| Your task |
Make an exact copy of the data below, leaving out every picture.

◇ ◇ ◇

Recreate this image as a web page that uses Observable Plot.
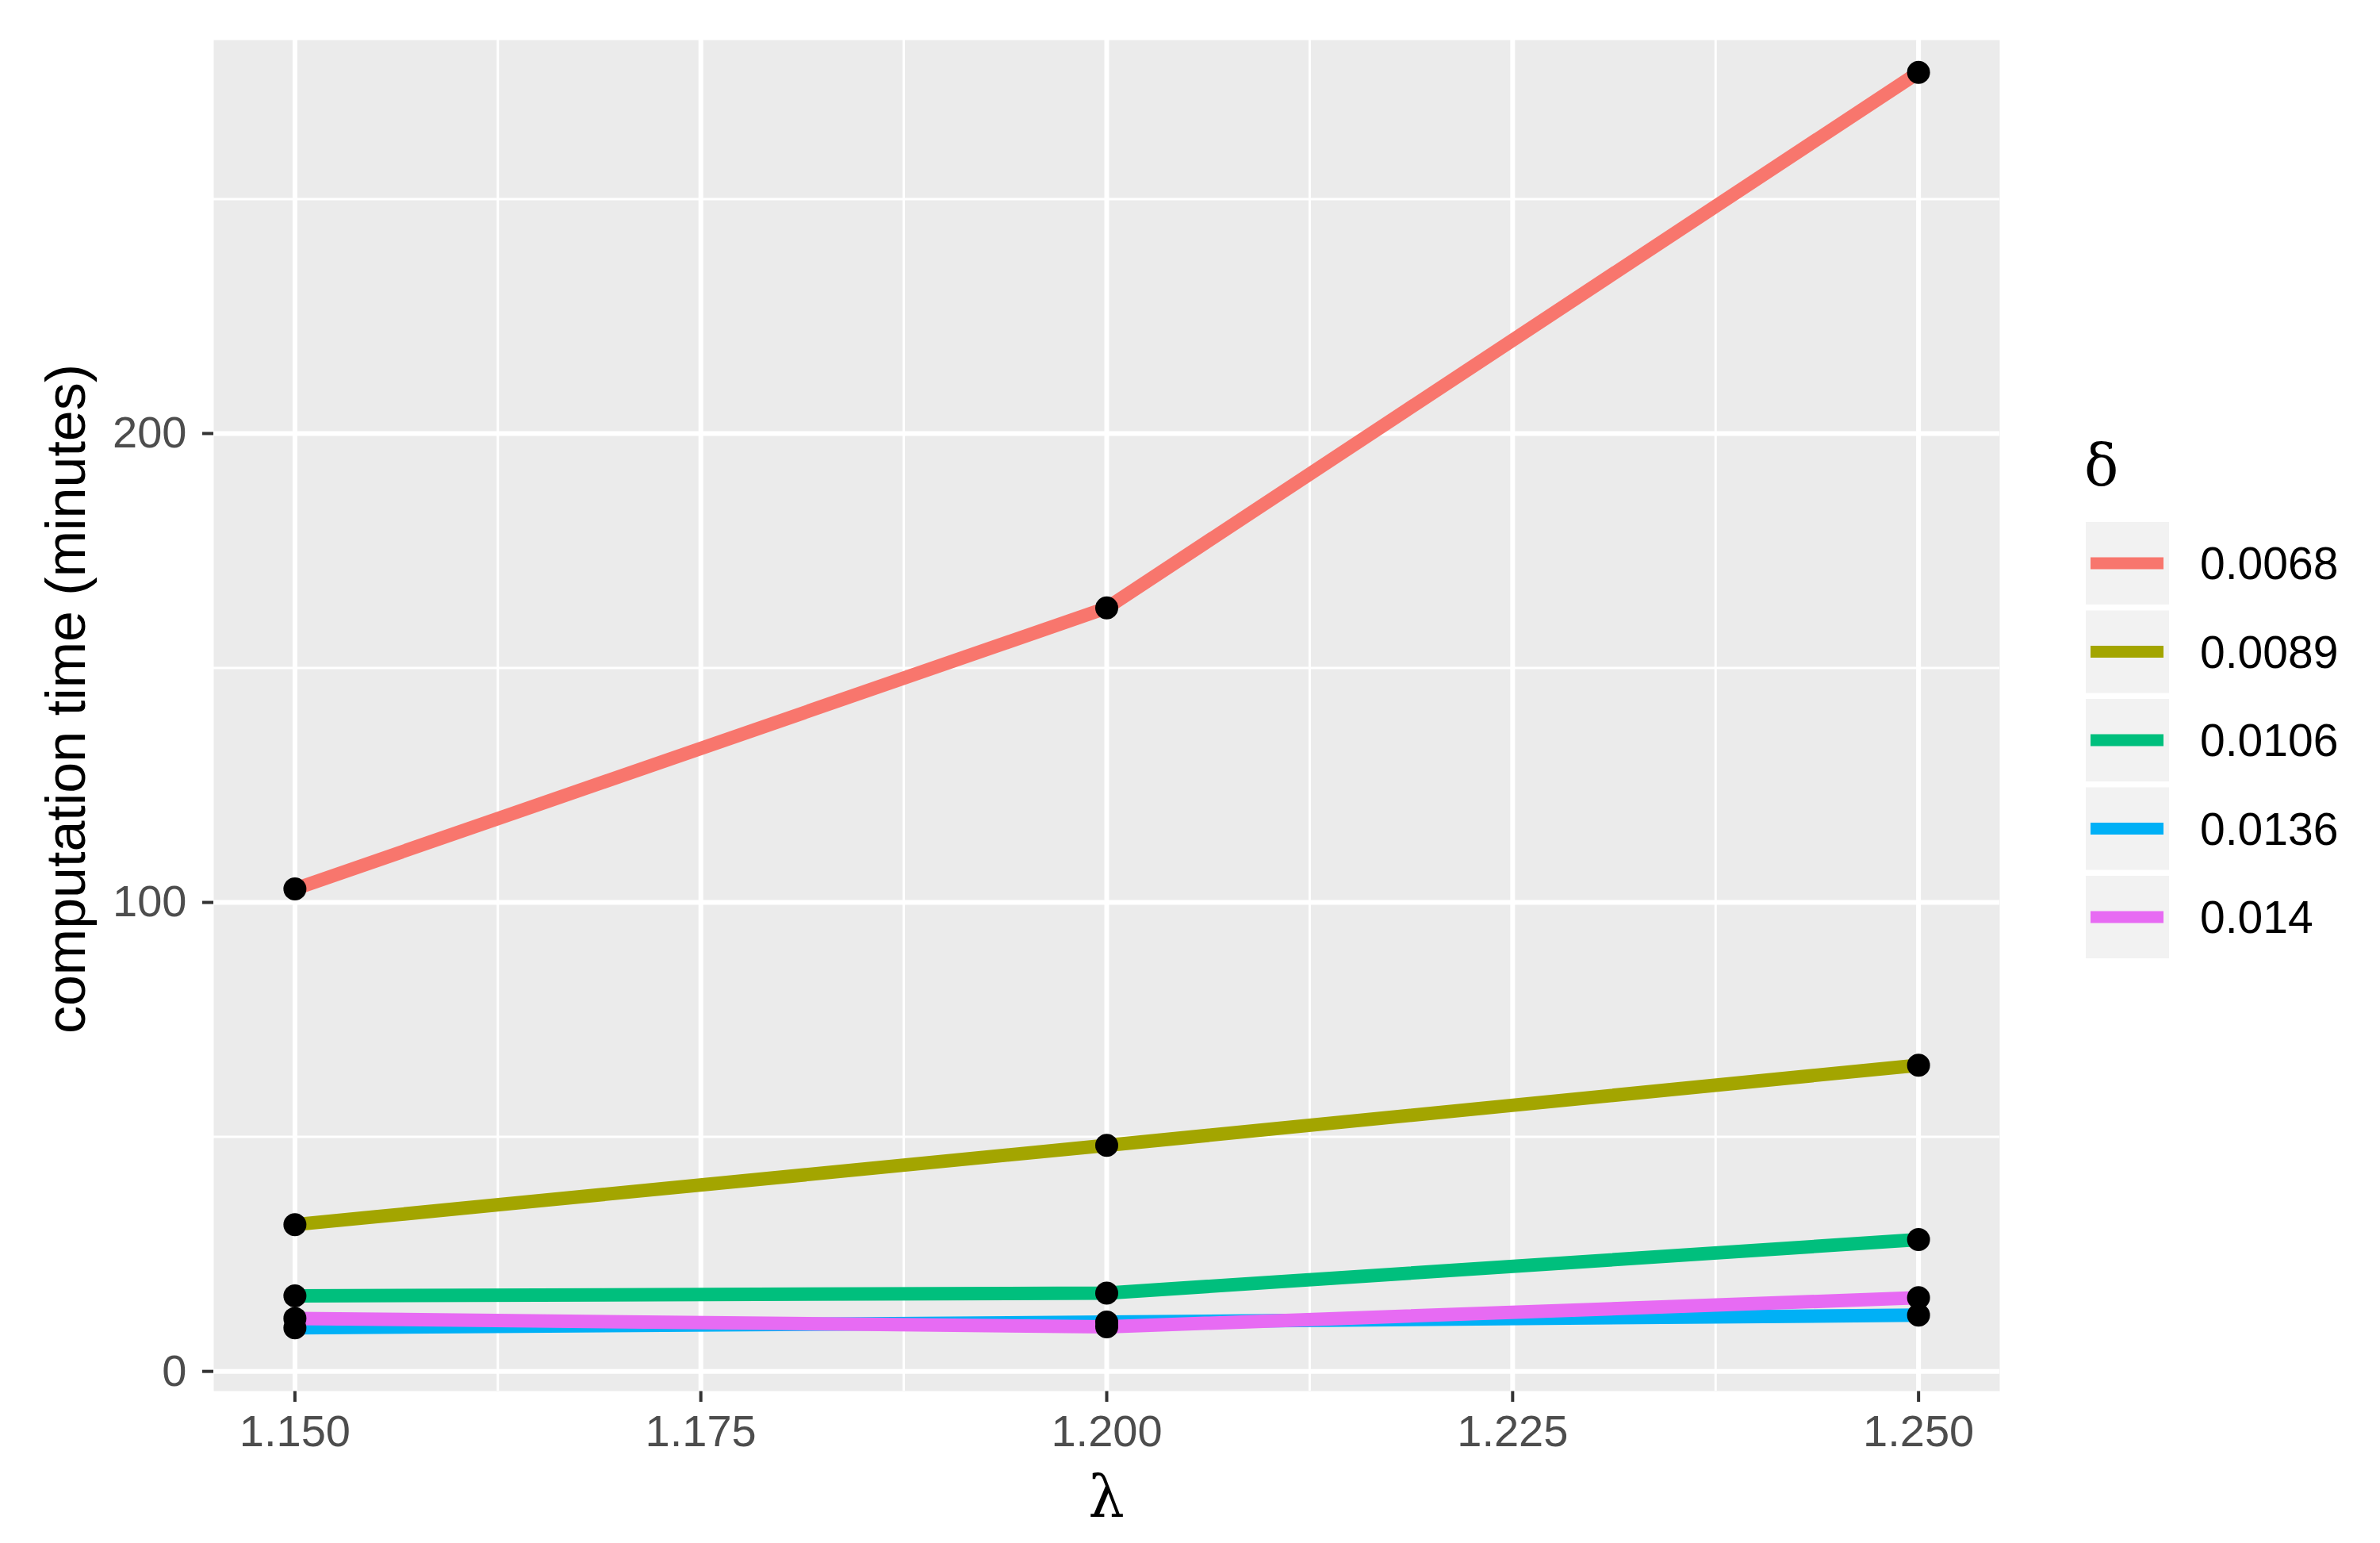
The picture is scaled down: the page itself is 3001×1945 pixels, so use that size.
<!DOCTYPE html>
<html>
<head>
<meta charset="utf-8">
<script src="https://cdn.jsdelivr.net/npm/d3@7"></script>
<script src="https://cdn.jsdelivr.net/npm/@observablehq/plot@0.6"></script>
<style>
  body { margin: 0; background: #fff; }
  #chart { position: relative; width: 3001px; height: 1945px; }
  g[aria-label="x-axis tick"], g[aria-label="y-axis tick"] { stroke-width: 4px; stroke: #333333; }
  g[aria-label="x-axis tick label"], g[aria-label="y-axis tick label"] { fill: #4d4d4d; }
  [aria-label="x-axis"] .tick line, [aria-label="y-axis"] .tick line { stroke-width: 4px; stroke: #333333; }
  [aria-label="x-axis"] .tick text, [aria-label="y-axis"] .tick text { fill: #4d4d4d; }
</style>
</head>
<body>
<div id="chart"></div>
<script>
// ---- data ----
const lambda = [1.15, 1.2, 1.25];
const deltas = ["0.0068", "0.0089", "0.0106", "0.0136", "0.014"];
const time0068 = [102.9, 162.8, 277.0];
const time0089 = [31.3, 48.2, 65.3];
const time0106 = [16.1, 16.7, 28.1];
const time0136 = [9.3, 10.5, 12.0];
const time014  = [11.3, 9.5, 15.7];
const colors = ["#F8766D", "#A3A500", "#00BF7D", "#00B0F6", "#E76BF3"];
const xTicks = [1.15, 1.175, 1.2, 1.225, 1.25];
const xMinor = [1.1625, 1.1875, 1.2125, 1.2375];
const yTicks = [0, 100, 200];
const yMinor = [50, 150, 250];

const series = [time0068, time0089, time0106, time0136, time014];
const data = [];
deltas.forEach((d, i) => lambda.forEach((l, j) => data.push({delta: d, lambda: l, time: series[i][j]})));

const W = 3001, H = 1945;
const mL = 269, mR = 480, mT = 50, mB = 192;

const svg = Plot.plot({
  width: W,
  height: H,
  marginLeft: mL,
  marginRight: mR,
  marginTop: mT,
  marginBottom: mB,
  style: {fontFamily: "'Liberation Sans', Arial, sans-serif", fontSize: "56px", color: "#333333", background: "#ffffff", overflow: "visible"},
  x: {domain: [1.145, 1.255], ticks: xTicks, tickFormat: d3.format(".3f"), tickSize: 14, tickPadding: 16, label: null},
  y: {domain: [-4.2, 283.9], ticks: yTicks, tickFormat: d3.format("d"), tickSize: 14, tickPadding: 20, label: null},
  color: {domain: deltas, range: colors},
  marks: [
    Plot.frame({fill: "#EBEBEB", stroke: null}),
    Plot.ruleY(yMinor, {stroke: "#ffffff", strokeWidth: 3}),
    Plot.ruleX(xMinor, {stroke: "#ffffff", strokeWidth: 3}),
    Plot.ruleY(yTicks, {stroke: "#ffffff", strokeWidth: 6}),
    Plot.ruleX(xTicks, {stroke: "#ffffff", strokeWidth: 6}),
    Plot.line(data, {x: "lambda", y: "time", z: "delta", stroke: "delta", strokeWidth: 17, strokeLinecap: "butt", strokeLinejoin: "round"}),
    Plot.dot(data, {x: "lambda", y: "time", r: 14.5, fill: "#000000", stroke: null})
  ]
});

const s = d3.select(svg);
// axis titles
s.append("text")
  .attr("transform", "translate(107,881) rotate(-90)")
  .attr("text-anchor", "middle")
  .attr("font-family", "'Liberation Sans', Arial, sans-serif")
  .attr("font-size", 70)
  .attr("fill", "#000000")
  .text("computation time (minutes)");
s.append("text")
  .attr("x", (mL + (W - mR)) / 2)
  .attr("y", 1912)
  .attr("text-anchor", "middle")
  .attr("font-family", "'DejaVu Serif', 'Liberation Serif', serif")
  .attr("font-size", 72)
  .attr("fill", "#000000")
  .text("λ");

// legend
const lg = s.append("g").attr("text-anchor", "start");
lg.append("text")
  .attr("x", 2628)
  .attr("y", 612)
  .attr("text-anchor", "start")
  .attr("font-family", "'DejaVu Serif', 'Liberation Serif', serif")
  .attr("font-size", 72)
  .attr("fill", "#000000")
  .text("δ");
deltas.forEach((d, i) => {
  const cy = 710 + i * 111.5;
  lg.append("rect").attr("x", 2630).attr("y", cy - 52).attr("width", 105).attr("height", 104).attr("fill", "#F2F2F2");
  lg.append("line").attr("x1", 2636).attr("x2", 2728).attr("y1", cy).attr("y2", cy)
    .attr("stroke", colors[i]).attr("stroke-width", 15);
  lg.append("text").attr("x", 2774).attr("y", cy + 20)
    .attr("text-anchor", "start")
    .attr("font-family", "'Liberation Sans', Arial, sans-serif")
    .attr("font-size", 57).attr("fill", "#000000").text(d);
});

document.getElementById("chart").appendChild(svg);
</script>
</body>
</html>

◇ ◇ ◇

| Result |
Recreate this image as a web page that uses Observable Plot.
The picture is scaled down: the page itself is 3001×1945 pixels, so use that size.
<!DOCTYPE html>
<html>
<head>
<meta charset="utf-8">
<script src="https://cdn.jsdelivr.net/npm/d3@7"></script>
<script src="https://cdn.jsdelivr.net/npm/@observablehq/plot@0.6"></script>
<style>
  body { margin: 0; background: #fff; }
  #chart { position: relative; width: 3001px; height: 1945px; }
  g[aria-label="x-axis tick"], g[aria-label="y-axis tick"] { stroke-width: 4px; stroke: #333333; }
  g[aria-label="x-axis tick label"], g[aria-label="y-axis tick label"] { fill: #4d4d4d; }
  [aria-label="x-axis"] .tick line, [aria-label="y-axis"] .tick line { stroke-width: 4px; stroke: #333333; }
  [aria-label="x-axis"] .tick text, [aria-label="y-axis"] .tick text { fill: #4d4d4d; }
</style>
</head>
<body>
<div id="chart"></div>
<script>
// ---- data ----
const lambda = [1.15, 1.2, 1.25];
const deltas = ["0.0068", "0.0089", "0.0106", "0.0136", "0.014"];
const time0068 = [102.9, 162.8, 277.0];
const time0089 = [31.3, 48.2, 65.3];
const time0106 = [16.1, 16.7, 28.1];
const time0136 = [9.3, 10.5, 12.0];
const time014  = [11.3, 9.5, 15.7];
const colors = ["#F8766D", "#A3A500", "#00BF7D", "#00B0F6", "#E76BF3"];
const xTicks = [1.15, 1.175, 1.2, 1.225, 1.25];
const xMinor = [1.1625, 1.1875, 1.2125, 1.2375];
const yTicks = [0, 100, 200];
const yMinor = [50, 150, 250];

const series = [time0068, time0089, time0106, time0136, time014];
const data = [];
deltas.forEach((d, i) => lambda.forEach((l, j) => data.push({delta: d, lambda: l, time: series[i][j]})));

const W = 3001, H = 1945;
const mL = 269, mR = 480, mT = 50, mB = 192;

const svg = Plot.plot({
  width: W,
  height: H,
  marginLeft: mL,
  marginRight: mR,
  marginTop: mT,
  marginBottom: mB,
  style: {fontFamily: "'Liberation Sans', Arial, sans-serif", fontSize: "56px", color: "#333333", background: "#ffffff", overflow: "visible"},
  x: {domain: [1.145, 1.255], ticks: xTicks, tickFormat: d3.format(".3f"), tickSize: 14, tickPadding: 16, label: null},
  y: {domain: [-4.2, 283.9], ticks: yTicks, tickFormat: d3.format("d"), tickSize: 14, tickPadding: 20, label: null},
  color: {domain: deltas, range: colors},
  marks: [
    Plot.frame({fill: "#EBEBEB", stroke: null}),
    Plot.ruleY(yMinor, {stroke: "#ffffff", strokeWidth: 3}),
    Plot.ruleX(xMinor, {stroke: "#ffffff", strokeWidth: 3}),
    Plot.ruleY(yTicks, {stroke: "#ffffff", strokeWidth: 6}),
    Plot.ruleX(xTicks, {stroke: "#ffffff", strokeWidth: 6}),
    Plot.line(data, {x: "lambda", y: "time", z: "delta", stroke: "delta", strokeWidth: 17, strokeLinecap: "butt", strokeLinejoin: "round"}),
    Plot.dot(data, {x: "lambda", y: "time", r: 14.5, fill: "#000000", stroke: null})
  ]
});

const s = d3.select(svg);
// axis titles
s.append("text")
  .attr("transform", "translate(107,881) rotate(-90)")
  .attr("text-anchor", "middle")
  .attr("font-family", "'Liberation Sans', Arial, sans-serif")
  .attr("font-size", 70)
  .attr("fill", "#000000")
  .text("computation time (minutes)");
s.append("text")
  .attr("x", (mL + (W - mR)) / 2)
  .attr("y", 1912)
  .attr("text-anchor", "middle")
  .attr("font-family", "'DejaVu Serif', 'Liberation Serif', serif")
  .attr("font-size", 72)
  .attr("fill", "#000000")
  .text("λ");

// legend
const lg = s.append("g").attr("text-anchor", "start");
lg.append("text")
  .attr("x", 2628)
  .attr("y", 612)
  .attr("text-anchor", "start")
  .attr("font-family", "'DejaVu Serif', 'Liberation Serif', serif")
  .attr("font-size", 72)
  .attr("fill", "#000000")
  .text("δ");
deltas.forEach((d, i) => {
  const cy = 710 + i * 111.5;
  lg.append("rect").attr("x", 2630).attr("y", cy - 52).attr("width", 105).attr("height", 104).attr("fill", "#F2F2F2");
  lg.append("line").attr("x1", 2636).attr("x2", 2728).attr("y1", cy).attr("y2", cy)
    .attr("stroke", colors[i]).attr("stroke-width", 15);
  lg.append("text").attr("x", 2774).attr("y", cy + 20)
    .attr("text-anchor", "start")
    .attr("font-family", "'Liberation Sans', Arial, sans-serif")
    .attr("font-size", 57).attr("fill", "#000000").text(d);
});

document.getElementById("chart").appendChild(svg);
</script>
</body>
</html>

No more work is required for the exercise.